Medipacs is another entrepreneurial group funded by Desert Angels. The company is developing the first non-mechanical infusion pump using a proprietary, expandable polymer. The Medipacs pump is designed to be wearable, programmable and disposable, allowing for greater accuracy, patient comfort and convenience at a lower cost.
The Medipacs proprietary polymer acts as a motor as it precisely expands, gradually displacing the drug out of a reservoir contained in a device smaller than a cell phone. The expansion of the polymer is controlled chemically or electrically at precise levels allowing for accurate drug delivery to patients.
Medipacs has secured its first patent and has seven additional U.S. and 28 international patent applications pending for covering the polymer material, the device and components and methods of use. Medipacs also has applied for several trademarks.
"Desert Angels enabled Medipacs to be in existence. They stepped up and provided a series of funding that allowed us to get past the bench screening. They were a terrific group to work with," said Medipacs CEO Mark McWilliams. "I've worked with a lot of Angel groups, but Desert Angels is an especially good group, a real class act."
The polymer yields the lowest possible cost for a precision pump mechanism because it replaces motors and mechanical drive systems found in current devices. The Medipacs system is simple and easy to assemble. It also is silent, lightweight and suitable for in-patient and outpatient applications.
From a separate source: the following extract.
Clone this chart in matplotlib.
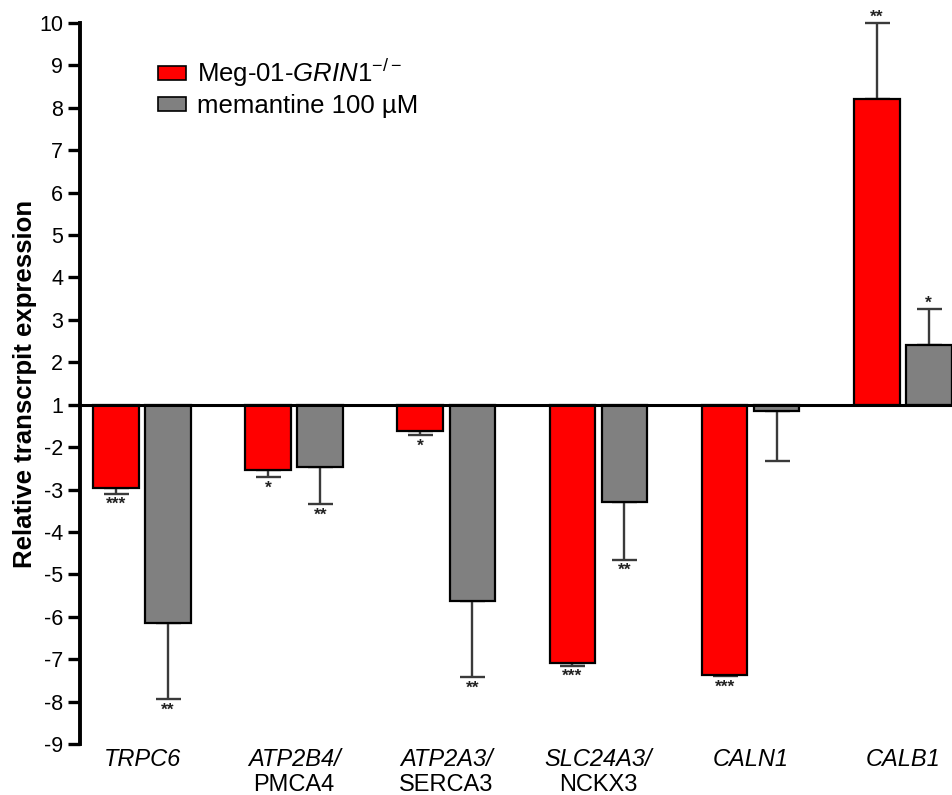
import matplotlib
matplotlib.use("Agg")
import matplotlib.pyplot as plt
import numpy as np
from matplotlib.patches import Patch

plt.rcParams['font.family'] = ['Liberation Sans', 'DejaVu Sans']
plt.rcParams['mathtext.fontset'] = 'custom'
plt.rcParams['mathtext.rm'] = 'Liberation Sans'
plt.rcParams['mathtext.it'] = 'Liberation Sans:italic'

# ---- data (fold change; values between -1 and 1 do not exist on this axis) ----
genes_top = ["TRPC6", "ATP2B4/", "ATP2A3/", "SLC24A3/", "CALN1", "CALB1"]
genes_bottom = ["", "PMCA4", "SERCA3", "NCKX3", "", ""]
series_names = [r"Meg-01-$\mathit{GRIN1}^{-/-}$", "memantine 100 \u00b5M"]
grin1_ko = [-2.97, -2.53, -1.62, -7.10, -7.37, 8.20]
grin1_ko_err_end = [-3.10, -2.70, -1.72, -7.15, -7.40, 10.00]
memantine = [-6.15, -2.48, -5.62, -3.30, -1.15, 2.40]
memantine_err_end = [-7.95, -3.35, -7.42, -4.65, -2.32, 3.25]
grin1_sig = ["***", "*", "*", "***", "***", "**"]
memantine_sig = ["**", "**", "**", "**", "", "*"]
ytick_values = [-9, -8, -7, -6, -5, -4, -3, -2, 1, 2, 3, 4, 5, 6, 7, 8, 9, 10]

def to_axis(v):
    v = np.asarray(v, dtype=float)
    return np.where(v >= 1, v, v + 2)

colors = ["#ff0000", "#808080"]
fig = plt.figure(figsize=(9.52, 7.95), dpi=100)
ax = fig.add_axes([80/952, 51/795, 872/952, 721/795])

x = np.arange(len(genes_top))
w = 0.30
off = 0.171
base = 1.0

for vals, ends, sig, dx, c in [(grin1_ko, grin1_ko_err_end, grin1_sig, -off, colors[0]),
                               (memantine, memantine_err_end, memantine_sig, off, colors[1])]:
    yv = to_axis(vals)
    ye = to_axis(ends)
    ax.bar(x + dx, yv - base, bottom=base, width=w, color=c, edgecolor="black",
           linewidth=1.6, zorder=3)
    lower = np.where(yv < base, yv - ye, 0)
    upper = np.where(yv >= base, ye - yv, 0)
    ax.errorbar(x + dx, yv, yerr=[lower, upper], fmt="none", ecolor="#3a3a3a",
                elinewidth=1.7, capsize=9, capthick=1.7, zorder=2, clip_on=False)
    for xi, e, s, v in zip(x + dx, ye, sig, yv):
        if not s:
            continue
        if v < base:
            ax.annotate(s, (xi, e), xytext=(0, -2.5), textcoords="offset points",
                        ha="center", va="top", fontsize=12.5, fontweight="bold", color="#222222")
        else:
            ax.annotate(s, (xi, e), xytext=(0, -1), textcoords="offset points",
                        ha="center", va="bottom", fontsize=12.5, fontweight="bold", color="#222222",
                        annotation_clip=False)

ax.axhline(base, color="black", linewidth=2.2, zorder=4)

ax.set_xlim(-0.408, 5.324)
ax.set_ylim(-7, 10)
ax.set_yticks(to_axis(ytick_values))
ax.set_yticklabels([str(t) for t in ytick_values], fontsize=15.5)
ax.set_xticks([])
for s in ["top", "right", "bottom"]:
    ax.spines[s].set_visible(False)
ax.spines["left"].set_linewidth(2.8)
ax.tick_params(axis="y", length=9, width=2.4, pad=3)
ax.set_ylabel("Relative transcrpit expression", fontsize=18.5, fontweight="bold", labelpad=2)

trans = ax.get_xaxis_transform()
for xi, t, b in zip(x, genes_top, genes_bottom):
    ax.annotate(t, (xi, 0), xycoords=trans, xytext=(0, -15.5), textcoords="offset points",
                ha="center", va="baseline", fontsize=17, fontstyle="italic", annotation_clip=False)
    if b:
        ax.annotate(b, (xi, 0), xycoords=trans, xytext=(0, -33.5), textcoords="offset points",
                    ha="center", va="baseline", fontsize=17, annotation_clip=False)

handles = [Patch(facecolor=colors[0], edgecolor="black", linewidth=1.2),
           Patch(facecolor=colors[1], edgecolor="black", linewidth=1.2)]
ax.legend(handles, series_names, loc="upper left", bbox_to_anchor=(0.063, 0.985),
          frameon=False, fontsize=18.5, handlelength=1.1, handleheight=0.45,
          handletextpad=0.4, labelspacing=0.2)

fig.savefig("out.png", dpi=100)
"Our technology really allows us to do therapy that the existing hospital technology does not," he added. The company is moving into the final product designs. McWilliams estimates the infusion pump could benefit 18 million people in hospitals. The economic opportunity is estimated at $2 billion.
"It's vitally important to have groups like the Desert Angels," McWilliams added. "Members of this group are the most outstanding, smartest and fairest investors imaginable."
McWilliams singled out Desert Angel member and initial Angel organizer Harry George for praise. "He is a wonderful person, a wonderful investor and a truly exceptional guy. He understands how it all works."
Gunn said that the work that George and other members do for the community is vitally important. "The members of the Desert Angels are putting dollars to work to help foster and create the next crop of successful companies that will help grow the local economy and create more high-wage jobs.
"The Desert Angels is an important piece of the puzzle in terms of local and regional capital formation and economic development," Gunn said. "It is a privilege and honor to be working with a group of like-minded investors who want to give back to the local entrepreneurial community."
As a vibrant, growing organization, the group welcomes new members. The first step to get involved is contact Gunn at (520) 241-5137 to attend a dinner meeting. Find more information at www.desertangels.org.
Under federal law, only accredited investors may become members of angel investment groups, including the Desert Angels. Accredited investors are defined as individuals who have a net worth, or joint net worth with spouse, of at least $1 million; or individuals with annual income in excess of $200,000 if single, $300,000 if married.
"It's exciting to meet with an entrepreneur who has an idea, to sit down with that entrepreneur and work things out so that idea can become a going business," said Darryl Dobras, a member of Desert Angels and an entrepreneur who launched three companies on his own.
"You get addicted to the process," he said. But have no doubt, "such investing is very high risk."
For that reason, Dobras said he prefers to spread his interest across several investment opportunities. "Of 10 companies, four will drop by the wayside, and one might give you a return."
Investing capital in startup companies has always been an option, with or without the Desert Angels, said Dobras, who holds a bachelor's degree in economics. "But the Angels make it more formal, and you can rely upon the integrity of the group."